* **SOURCE DATA**
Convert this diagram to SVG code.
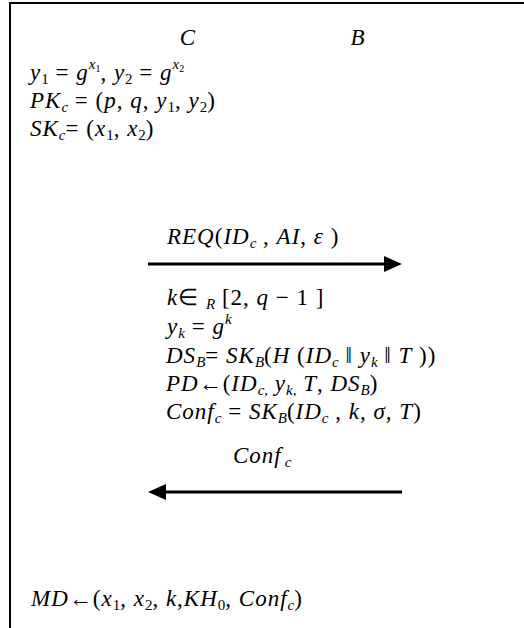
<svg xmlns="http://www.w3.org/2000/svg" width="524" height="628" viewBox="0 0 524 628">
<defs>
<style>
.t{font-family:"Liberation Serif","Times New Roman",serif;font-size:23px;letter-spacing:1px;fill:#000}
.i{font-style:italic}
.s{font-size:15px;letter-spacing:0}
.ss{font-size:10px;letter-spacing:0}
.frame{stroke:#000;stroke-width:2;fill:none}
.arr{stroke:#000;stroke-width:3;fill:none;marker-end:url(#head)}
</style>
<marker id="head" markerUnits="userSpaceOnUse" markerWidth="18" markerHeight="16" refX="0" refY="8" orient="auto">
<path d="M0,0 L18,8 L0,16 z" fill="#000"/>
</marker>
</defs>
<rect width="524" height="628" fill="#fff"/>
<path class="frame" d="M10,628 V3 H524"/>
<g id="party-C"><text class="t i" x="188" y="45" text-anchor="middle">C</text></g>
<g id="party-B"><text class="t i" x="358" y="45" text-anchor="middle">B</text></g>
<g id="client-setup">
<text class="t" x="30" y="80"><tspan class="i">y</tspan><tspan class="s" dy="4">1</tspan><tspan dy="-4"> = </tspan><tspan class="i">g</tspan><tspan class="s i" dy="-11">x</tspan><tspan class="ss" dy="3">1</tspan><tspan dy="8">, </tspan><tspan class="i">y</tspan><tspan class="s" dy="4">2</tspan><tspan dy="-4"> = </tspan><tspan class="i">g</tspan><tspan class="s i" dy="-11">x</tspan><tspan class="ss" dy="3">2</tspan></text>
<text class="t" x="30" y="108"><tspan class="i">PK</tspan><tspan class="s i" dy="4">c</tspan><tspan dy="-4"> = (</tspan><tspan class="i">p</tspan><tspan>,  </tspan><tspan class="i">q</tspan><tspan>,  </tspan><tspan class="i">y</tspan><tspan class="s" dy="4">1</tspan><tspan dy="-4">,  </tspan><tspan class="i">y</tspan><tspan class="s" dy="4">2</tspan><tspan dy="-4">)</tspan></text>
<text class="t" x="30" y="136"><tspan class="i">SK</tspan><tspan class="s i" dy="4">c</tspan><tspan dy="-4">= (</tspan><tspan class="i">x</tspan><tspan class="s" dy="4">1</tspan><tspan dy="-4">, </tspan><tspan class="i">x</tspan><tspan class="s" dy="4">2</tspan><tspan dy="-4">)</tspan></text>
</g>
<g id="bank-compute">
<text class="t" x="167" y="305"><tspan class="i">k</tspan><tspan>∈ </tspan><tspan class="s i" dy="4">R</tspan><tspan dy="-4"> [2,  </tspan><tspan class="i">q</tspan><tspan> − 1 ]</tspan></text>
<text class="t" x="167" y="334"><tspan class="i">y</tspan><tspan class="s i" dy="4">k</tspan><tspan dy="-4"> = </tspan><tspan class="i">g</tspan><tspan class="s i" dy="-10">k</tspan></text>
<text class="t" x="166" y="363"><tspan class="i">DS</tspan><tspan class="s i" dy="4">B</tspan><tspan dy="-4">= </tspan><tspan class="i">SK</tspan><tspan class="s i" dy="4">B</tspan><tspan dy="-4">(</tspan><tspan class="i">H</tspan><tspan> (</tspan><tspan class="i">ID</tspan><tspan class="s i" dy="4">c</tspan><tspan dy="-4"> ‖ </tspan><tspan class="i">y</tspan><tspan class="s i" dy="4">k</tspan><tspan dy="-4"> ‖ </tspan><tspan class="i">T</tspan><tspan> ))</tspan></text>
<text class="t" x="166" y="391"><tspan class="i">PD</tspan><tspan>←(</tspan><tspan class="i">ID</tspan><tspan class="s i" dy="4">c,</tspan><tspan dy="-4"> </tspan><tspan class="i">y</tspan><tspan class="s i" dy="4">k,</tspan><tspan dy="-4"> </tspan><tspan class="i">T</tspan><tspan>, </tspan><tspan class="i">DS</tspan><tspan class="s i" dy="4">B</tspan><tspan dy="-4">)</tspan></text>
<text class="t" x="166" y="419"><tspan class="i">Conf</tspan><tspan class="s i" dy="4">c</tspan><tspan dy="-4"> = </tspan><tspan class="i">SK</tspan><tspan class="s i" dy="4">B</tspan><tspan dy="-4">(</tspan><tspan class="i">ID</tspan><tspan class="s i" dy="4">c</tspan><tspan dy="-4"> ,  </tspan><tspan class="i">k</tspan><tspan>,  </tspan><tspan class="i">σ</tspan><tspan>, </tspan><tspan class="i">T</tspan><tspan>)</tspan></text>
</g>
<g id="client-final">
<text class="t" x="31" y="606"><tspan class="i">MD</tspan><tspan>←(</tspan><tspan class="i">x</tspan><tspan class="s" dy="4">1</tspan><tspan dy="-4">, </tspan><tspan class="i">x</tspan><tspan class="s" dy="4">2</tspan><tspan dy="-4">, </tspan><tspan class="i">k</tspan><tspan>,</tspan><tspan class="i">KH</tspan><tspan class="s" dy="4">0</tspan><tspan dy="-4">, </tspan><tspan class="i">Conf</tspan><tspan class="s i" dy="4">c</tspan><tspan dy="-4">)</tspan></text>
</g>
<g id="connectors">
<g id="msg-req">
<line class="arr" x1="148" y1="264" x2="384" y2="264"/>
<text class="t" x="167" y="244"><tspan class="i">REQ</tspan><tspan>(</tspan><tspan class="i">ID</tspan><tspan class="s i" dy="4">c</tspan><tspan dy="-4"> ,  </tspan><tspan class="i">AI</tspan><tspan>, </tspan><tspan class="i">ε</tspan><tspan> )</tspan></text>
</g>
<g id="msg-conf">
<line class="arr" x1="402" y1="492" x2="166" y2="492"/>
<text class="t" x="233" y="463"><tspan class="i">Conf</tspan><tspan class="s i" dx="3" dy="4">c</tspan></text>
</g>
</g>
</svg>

* **AIM**
Restate the entire listing word for word, excluding pictures.

* **OUTPUT**
Convert this diagram to SVG code.
<svg xmlns="http://www.w3.org/2000/svg" width="524" height="628" viewBox="0 0 524 628">
<defs>
<style>
.t{font-family:"Liberation Serif","Times New Roman",serif;font-size:23px;letter-spacing:1px;fill:#000}
.i{font-style:italic}
.s{font-size:15px;letter-spacing:0}
.ss{font-size:10px;letter-spacing:0}
.frame{stroke:#000;stroke-width:2;fill:none}
.arr{stroke:#000;stroke-width:3;fill:none;marker-end:url(#head)}
</style>
<marker id="head" markerUnits="userSpaceOnUse" markerWidth="18" markerHeight="16" refX="0" refY="8" orient="auto">
<path d="M0,0 L18,8 L0,16 z" fill="#000"/>
</marker>
</defs>
<rect width="524" height="628" fill="#fff"/>
<path class="frame" d="M10,628 V3 H524"/>
<g id="party-C"><text class="t i" x="188" y="45" text-anchor="middle">C</text></g>
<g id="party-B"><text class="t i" x="358" y="45" text-anchor="middle">B</text></g>
<g id="client-setup">
<text class="t" x="30" y="80"><tspan class="i">y</tspan><tspan class="s" dy="4">1</tspan><tspan dy="-4"> = </tspan><tspan class="i">g</tspan><tspan class="s i" dy="-11">x</tspan><tspan class="ss" dy="3">1</tspan><tspan dy="8">, </tspan><tspan class="i">y</tspan><tspan class="s" dy="4">2</tspan><tspan dy="-4"> = </tspan><tspan class="i">g</tspan><tspan class="s i" dy="-11">x</tspan><tspan class="ss" dy="3">2</tspan></text>
<text class="t" x="30" y="108"><tspan class="i">PK</tspan><tspan class="s i" dy="4">c</tspan><tspan dy="-4"> = (</tspan><tspan class="i">p</tspan><tspan>,  </tspan><tspan class="i">q</tspan><tspan>,  </tspan><tspan class="i">y</tspan><tspan class="s" dy="4">1</tspan><tspan dy="-4">,  </tspan><tspan class="i">y</tspan><tspan class="s" dy="4">2</tspan><tspan dy="-4">)</tspan></text>
<text class="t" x="30" y="136"><tspan class="i">SK</tspan><tspan class="s i" dy="4">c</tspan><tspan dy="-4">= (</tspan><tspan class="i">x</tspan><tspan class="s" dy="4">1</tspan><tspan dy="-4">, </tspan><tspan class="i">x</tspan><tspan class="s" dy="4">2</tspan><tspan dy="-4">)</tspan></text>
</g>
<g id="bank-compute">
<text class="t" x="167" y="305"><tspan class="i">k</tspan><tspan>∈ </tspan><tspan class="s i" dy="4">R</tspan><tspan dy="-4"> [2,  </tspan><tspan class="i">q</tspan><tspan> − 1 ]</tspan></text>
<text class="t" x="167" y="334"><tspan class="i">y</tspan><tspan class="s i" dy="4">k</tspan><tspan dy="-4"> = </tspan><tspan class="i">g</tspan><tspan class="s i" dy="-10">k</tspan></text>
<text class="t" x="166" y="363"><tspan class="i">DS</tspan><tspan class="s i" dy="4">B</tspan><tspan dy="-4">= </tspan><tspan class="i">SK</tspan><tspan class="s i" dy="4">B</tspan><tspan dy="-4">(</tspan><tspan class="i">H</tspan><tspan> (</tspan><tspan class="i">ID</tspan><tspan class="s i" dy="4">c</tspan><tspan dy="-4"> ‖ </tspan><tspan class="i">y</tspan><tspan class="s i" dy="4">k</tspan><tspan dy="-4"> ‖ </tspan><tspan class="i">T</tspan><tspan> ))</tspan></text>
<text class="t" x="166" y="391"><tspan class="i">PD</tspan><tspan>←(</tspan><tspan class="i">ID</tspan><tspan class="s i" dy="4">c,</tspan><tspan dy="-4"> </tspan><tspan class="i">y</tspan><tspan class="s i" dy="4">k,</tspan><tspan dy="-4"> </tspan><tspan class="i">T</tspan><tspan>, </tspan><tspan class="i">DS</tspan><tspan class="s i" dy="4">B</tspan><tspan dy="-4">)</tspan></text>
<text class="t" x="166" y="419"><tspan class="i">Conf</tspan><tspan class="s i" dy="4">c</tspan><tspan dy="-4"> = </tspan><tspan class="i">SK</tspan><tspan class="s i" dy="4">B</tspan><tspan dy="-4">(</tspan><tspan class="i">ID</tspan><tspan class="s i" dy="4">c</tspan><tspan dy="-4"> ,  </tspan><tspan class="i">k</tspan><tspan>,  </tspan><tspan class="i">σ</tspan><tspan>, </tspan><tspan class="i">T</tspan><tspan>)</tspan></text>
</g>
<g id="client-final">
<text class="t" x="31" y="606"><tspan class="i">MD</tspan><tspan>←(</tspan><tspan class="i">x</tspan><tspan class="s" dy="4">1</tspan><tspan dy="-4">, </tspan><tspan class="i">x</tspan><tspan class="s" dy="4">2</tspan><tspan dy="-4">, </tspan><tspan class="i">k</tspan><tspan>,</tspan><tspan class="i">KH</tspan><tspan class="s" dy="4">0</tspan><tspan dy="-4">, </tspan><tspan class="i">Conf</tspan><tspan class="s i" dy="4">c</tspan><tspan dy="-4">)</tspan></text>
</g>
<g id="connectors">
<g id="msg-req">
<line class="arr" x1="148" y1="264" x2="384" y2="264"/>
<text class="t" x="167" y="244"><tspan class="i">REQ</tspan><tspan>(</tspan><tspan class="i">ID</tspan><tspan class="s i" dy="4">c</tspan><tspan dy="-4"> ,  </tspan><tspan class="i">AI</tspan><tspan>, </tspan><tspan class="i">ε</tspan><tspan> )</tspan></text>
</g>
<g id="msg-conf">
<line class="arr" x1="402" y1="492" x2="166" y2="492"/>
<text class="t" x="233" y="463"><tspan class="i">Conf</tspan><tspan class="s i" dx="3" dy="4">c</tspan></text>
</g>
</g>
</svg>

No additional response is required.